Hmm, block-level copy-on-write? If qcow supports this out-of-the-box, then I
technically don't need any kind of UnionFS? Just someway to specify to Xen a
read-only image with a qcow2 image in a writable zone?
Going to dredge through some EU software patent I dug up from Microsoft.
Supposed to document the /MININT switch to the NT kernel that supposedly makes
Windows write all registry changes to volatile memory instead of to the
registry hives. It's mostly used in the WinPE environment, but it looks like
BartPE leverages it too. Seems I need more to it, though, than just modifying
boot.ini to pass it, as once I started to boot Windows from a read-only drive
mount (after discovering Xen/qemu don't properly honor the mode bit in the Xen
config for r or r/w, and even file-level permissions), Windows crashed with
UNMOUNTABLE_BOOT_VOLUME as its error. But it highlights the capability is
there....just not easy.
USB is out, unfortunately, too. For security reasons, we ban USB/Firewire
drives here, with the exception of CD Burners. Ditto on memory cards (SD, MMC,
etc..). I've got very narrow operating parameters to work in, which is why
this is proving to be quite a fun challenge.
Thanks!,
--J
________________________________________
From: Fajar A. Nugraha [fajar@xxxxxxxxx]
Sent: Friday, August 14, 2009 4:53 AM
To: Joshua Kinard
Cc: xen-users@xxxxxxxxxxxxxxxxxxx
Subject: Re: [Xen-users] Bootable LiveDVD w/ Xen that boots Windows Image?
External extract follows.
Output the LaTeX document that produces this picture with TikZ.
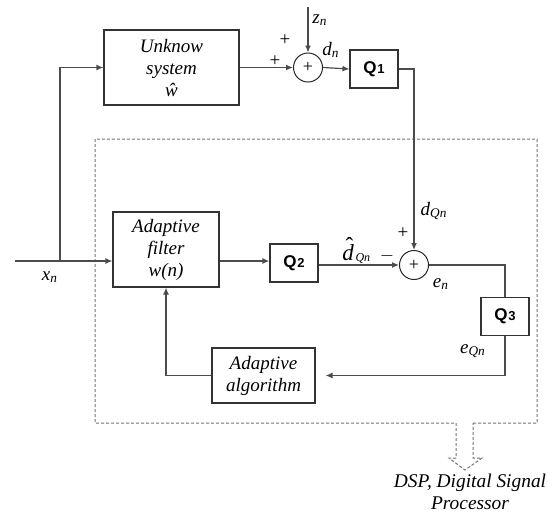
\documentclass[tikz,border=0pt]{standalone}
\usepackage{fontspec}
\setmainfont{Liberation Serif}
\setsansfont{Liberation Sans}
\usetikzlibrary{positioning,arrows.meta}

\newcommand{\sig}[2]{\textit{#1}\textsubscript{\textit{#2}}}
\newcommand{\qname}[1]{Q\kern0.3pt{\fontsize{6.5}{7}\selectfont #1}}
\newcommand{\dhat}{\makebox[0pt][l]{\kern1.6pt\raisebox{3.2pt}{\upshape\char"02C6}}d}

\begin{document}
\begin{tikzpicture}[x=0.5pt,y=-0.5pt,>={Latex[length=3.5pt,width=3pt]},
  block/.style={draw=black!80,line width=0.6pt,align=center,inner sep=0pt,
    font=\fontsize{9.5}{11}\selectfont\itshape},
  qblock/.style={draw=black!80,line width=0.6pt,minimum width=24pt,minimum height=19pt,
    inner sep=0pt,font=\fontsize{8.5}{10}\selectfont\sffamily\bfseries},
  summer/.style={circle,draw=black!85,line width=0.5pt,minimum size=14.5pt,inner sep=0pt,
    font=\fontsize{9}{9}\selectfont},
  lbl/.style={inner sep=0pt,font=\fontsize{9.5}{11}\selectfont},
  wire/.style={draw=black!70,line width=0.6pt}]
\useasboundingbox (0,0) rectangle (556,515);

% DSP boundary with its hollow arrow
\draw[black!55,line width=0.5pt,dash pattern=on 1.5pt off 1pt]
  (473,423) -- (537,423) -- (537,139) -- (95,139) -- (95,423) -- (456,423)
  -- (456,458) -- (449,458) -- (465,470) -- (482,458) -- (473,458) -- cycle;
\node[lbl,align=center,font=\fontsize{9.7}{11}\selectfont\itshape] (dsp) at (470,492)
  {DSP, Digital Signal\\Processor};

% blocks
\node[block,minimum width=67.5pt,minimum height=37.5pt] (sys) at (171.5,67.5) {Unknow\\system\\ŵ};
\node[summer] (sum1) at (308,67.5) {+};
\node[qblock] (q1) at (374,69) {\qname{1}};
\node[block,minimum width=53pt,minimum height=37.5pt] (filt) at (166,249.5) {Adaptive\\filter\\w(n)};
\node[qblock] (q2) at (294,263) {\qname{2}};
\node[summer] (sum2) at (414,265) {+};
\node[qblock] (q3) at (505,316.5) {\qname{3}};
\node[block,minimum width=51.5pt,minimum height=27.5pt] (alg) at (263.5,375.5) {Adaptive\\algorithm};

% inputs
\coordinate (xin) at (15,261);
\coordinate (br) at (60,261);
\coordinate (zin) at (308,7);

% connectors
\draw[wire,->] (xin) -- (xin -| filt.west);
\draw[wire,->] (br) |- (sys.west);
\draw[wire,->] (sys.east) -- (sum1.west);
\draw[wire,->] (zin) -- (sum1.north);
\draw[wire,->] (sum1.east) -- (q1.west);
\draw[wire,->] (q1.east) -| (sum2.north);
\draw[wire,->] (xin -| filt.east) -- (xin -| q2.west);
\draw[wire,->] (q2.east |- sum2) -- (sum2.west);
\draw[wire] (sum2.east) -| (q3.north);
\draw[wire,->,shorten >=5pt] (q3.south) |- (alg.east);
\draw[wire,->] (alg.west) -| (filt.south);

% signal labels
\node[lbl] (lx) at (50,277) {\sig{x}{n}};
\node[lbl] (lz) at (320,20) {\sig{z}{n}};
\node[lbl] (lp1) at (285,40) {+};
\node[lbl] (lp2) at (275,61) {+};
\node[lbl] (ld) at (331,50) {\sig{d}{n}};
\node[lbl] (ldq) at (434,211) {\textit{d}\textsubscript{\textit{Qn}}};
\node[lbl] (lp3) at (403,233) {+};
\node[lbl] (lm) at (387,256) {$-$};
\node[lbl,anchor=base west,font=\fontsize{11.5}{12}\selectfont\itshape] (ldh) at (342,260)
  {\dhat\kern0.8pt\raisebox{-0.8pt}{\fontsize{6}{6}\selectfont Qn}};
\node[lbl] (le) at (441,284) {\sig{e}{n}};
\node[lbl] (leq) at (473,351) {\textit{e}\textsubscript{\textit{Qn}}};
\end{tikzpicture}
\end{document}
On Fri, Aug 14, 2009 at 1:37 AM, Joshua
Kinard<joshua.kinard@xxxxxxxxxxxxx> wrote:
> Hmm, I didn't think of it that way.
>
> The way I read up on UnionFS and aufs' functionality, was they could
> essentially merge two files virtually,
Merge two directories together, to be exact. Not merge files.
> i.e., the kernel module would be able to look at the operation coming in and
> route it to the proper descriptor (i.e., read() --> /livecd/windows/winxp.img
> OR write() --> /tmp/winxp.img, with /tmp being in tmpfs). I guess it's not
> as granular as that it seems. Would be a neat trick, but I imagine it'd be
> complex as anything for a kernel module to have to keep track of which files
> have variants loaded in the writeable union area.
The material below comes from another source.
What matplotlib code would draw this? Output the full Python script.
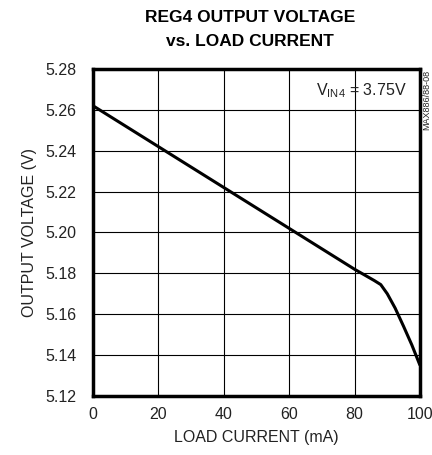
import matplotlib.pyplot as plt
import numpy as np

# curve
load_ma = [0, 20, 40, 60, 80, 86, 88, 90, 92.4, 95, 97.5, 100]
vout = [5.262, 5.242, 5.222, 5.202, 5.182, 5.1765, 5.1745, 5.170, 5.163, 5.154, 5.145, 5.135]

xticks = [0, 20, 40, 60, 80, 100]
yticks = [5.12, 5.14, 5.16, 5.18, 5.20, 5.22, 5.24, 5.26, 5.28]

plt.rcParams['font.family'] = ['Liberation Sans Narrow', 'DejaVu Sans Condensed', 'Liberation Sans']

txt = "#222222"

fig = plt.figure(figsize=(4.32, 4.55), dpi=100)
ax = fig.add_axes([0.2153, 0.1297, 0.7569, 0.7187])

ax.plot(load_ma, vout, color="k", lw=2.2, solid_capstyle="butt", solid_joinstyle="round")

ax.set_xlim(0, 100)
ax.set_ylim(5.12, 5.28)
ax.set_xticks(xticks)
ax.set_yticks(yticks)
ax.set_yticklabels(["%.2f" % v for v in yticks])
ax.grid(True, color="k", lw=0.8)
ax.tick_params(length=0, labelsize=11.5, labelcolor=txt)
ax.tick_params(axis="y", pad=12)
ax.tick_params(axis="x", pad=8)
for s in ax.spines.values():
    s.set_linewidth(2.5)

ax.set_xlabel("LOAD CURRENT (mA)", fontsize=11.5, labelpad=6, color=txt)
ax.set_ylabel("OUTPUT VOLTAGE (V)", fontsize=11.5, labelpad=6, color=txt)

fig.text(0.5786, 0.977, "REG4 OUTPUT VOLTAGE\nvs. LOAD CURRENT", ha="center", va="top",
         fontsize=12.5, fontweight="bold", linespacing=1.7)

ax.text(0.96, 0.935, r"V$_{\mathregular{IN4}}$ = 3.75V", transform=ax.transAxes,
        ha="right", va="center", fontsize=11.5, color=txt)

fig.text(0.989, 0.78, "MAX886/88-08", rotation=90, ha="center", va="center", fontsize=6.5,
         color=txt)

fig.savefig("out.png", dpi=100)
What you describe is essentially block-level copy-on-write, which is
what qcow or zfs does. Aufs/unionfs does this per file.
> As for the application, it's a complex network security scanner, made by eEye
> Digital Security, called "Retina". We just don't want to setup and baby sit
> Windows installations on our Unix networks strictly for this one app, so I
> figured if I can get it to run off of a CD, we can just park some diskless
> hardware in a closet and pull it out whenever we need to do network testing
> and such.
If it were me I'd simply setup a Windows domU on any server with
enough disk and RAM, make a "template" of the "good" installation
(preferably zfs or LVM snapshot), start it only when it's needed, shut
it down afterwards, and (if necessary) rollback to the "good"
template. That is assuming that all host/network tested reachable from
my datacenter (either with vlans or routing). No need to add the
complexity of a live DVD/USB.
If portability is a requirement, and you're absolutely sure you'll
always have VT-capable host handy, then using live USB is much
perefered than DVD due to performance and complexity reasons. But hey,
that's just me :D
Let us know if you find a solution that works.